John Hurrell – 18 May, 2018
Here four young women artists ‘of colour' present visual works and a text, articulating various commonalities and differences via video, photographic installation, poetry stencilled into canvas and a published room sheet. Ostensibly autobiographical, themes of loneliness, romantic rejection, the search for happiness, low self-esteem, body shape anxiety etc. dominate.
Louisa Afoa, Natasha Matila-Smith, Molly Rangiwai-McHale, Faith Wilson
Between You and Me
19 April - 1 June 2018
In this small show in St Paul St’s Gallery Two, four young women artists ‘of colour’ present visual works and a text, articulating various commonalities and differences via video, photographic installation, poetry stencilled into canvas and a published room sheet. Faith Wilson tangentially (but empathetically) comments on an aspect of the gallery projects of her three colleagues while participating as an exhibitor herself as invited text provider. Ostensibly autobiographical (with no ideational distance seemingly between creator and artwork), themes of loneliness, romantic rejection, the search for happiness, low self-esteem, body shape anxiety etc. dominate.
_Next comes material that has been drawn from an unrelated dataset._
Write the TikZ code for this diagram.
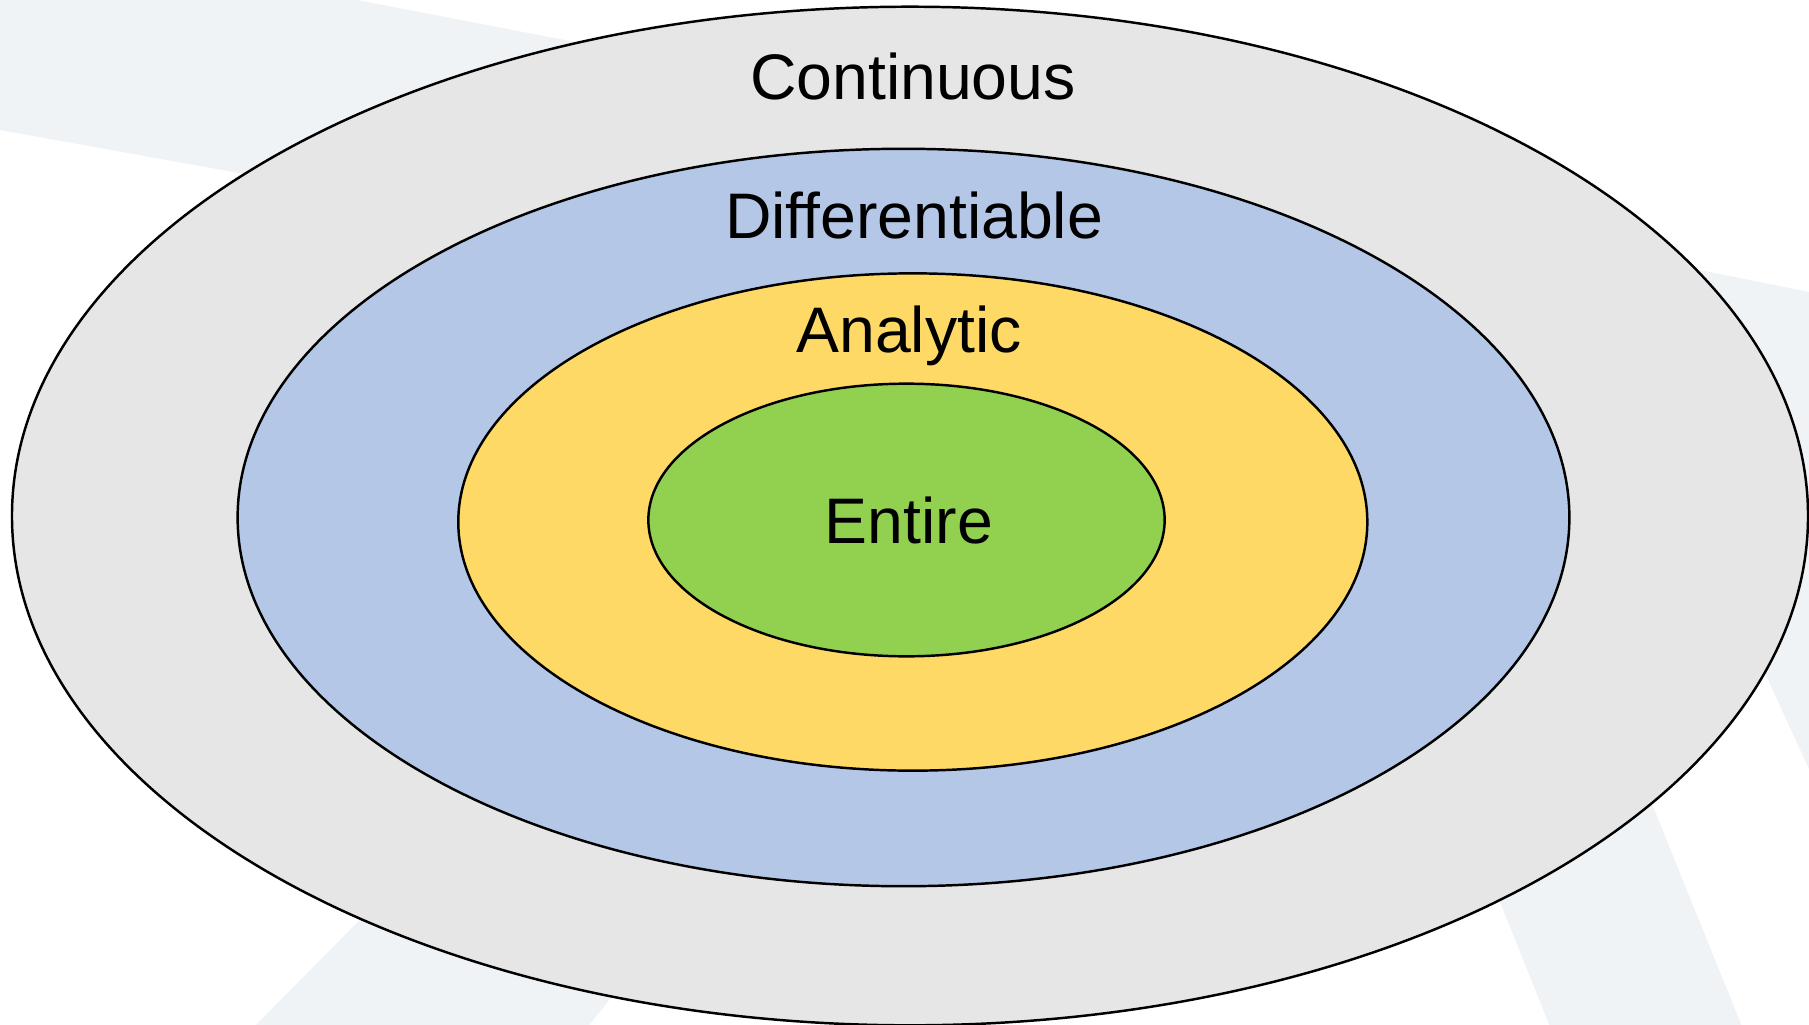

The contributions interact well. Natasha Matila Smith‘s four banners run through the middle of the space. They present what seems to be confessional or diaristic prose, divided up via line breaks so it becomes easier-to-absorb poetry that dwells on private social frustrations and the difficulties of prolonged solitude—and work successfully within the suspended poly-velvet format. The spray painted, stencilled letters have a lovely looseness as they are not regimented within narrowly confining horizontal lines.
Molly Rangiwai-McHale‘s three grey sweatshirts have the word ‘loved’ embroidered underneath their necklines. Installed across a corner, their spread-out arms have rippling contours along their upper edges, creating a sense of excited anticipation and joy; a nervous energy of longed-for fulfilment; a subtle exuberance.
Louisa Afoa‘s wall installation Blue Clam alludes to frustrated sexuality and conflicted attitudes to body shape, with her photographic self portrait (referencing Botticelli‘s The Birth of Venus) positioned over colourful nursery wallpaper. A profoundly interesting work in its comparison between 21st century Pacific culture and 15th century Italian, Blue Clam has a gravitas (cleverly mingled with vulgarity) that the jump-edited, indulgent and repetitious Untitled video of the artist applying make-up lacks.
Available online, Faith Wilson’s essay discusses her “miseducation” while growing up in Aotearoa dominated by colonial narratives that distanced her from her ‘Samoanness’. Her text emphasises her desire to “define her own destiny”, and to become proud of her heritage by identifying with articulate musical inspirations like Rihanna, Beyoncé, Sza and Lauryn Hill, whose lyrics are copiously quoted throughout.
There is a satisfying chemistry percolating throughout this very successful show. The four contributors work tightly together to create overlapping parallel resonances clustered around an easy-to-grasp, conceptual (but highly emotional) core.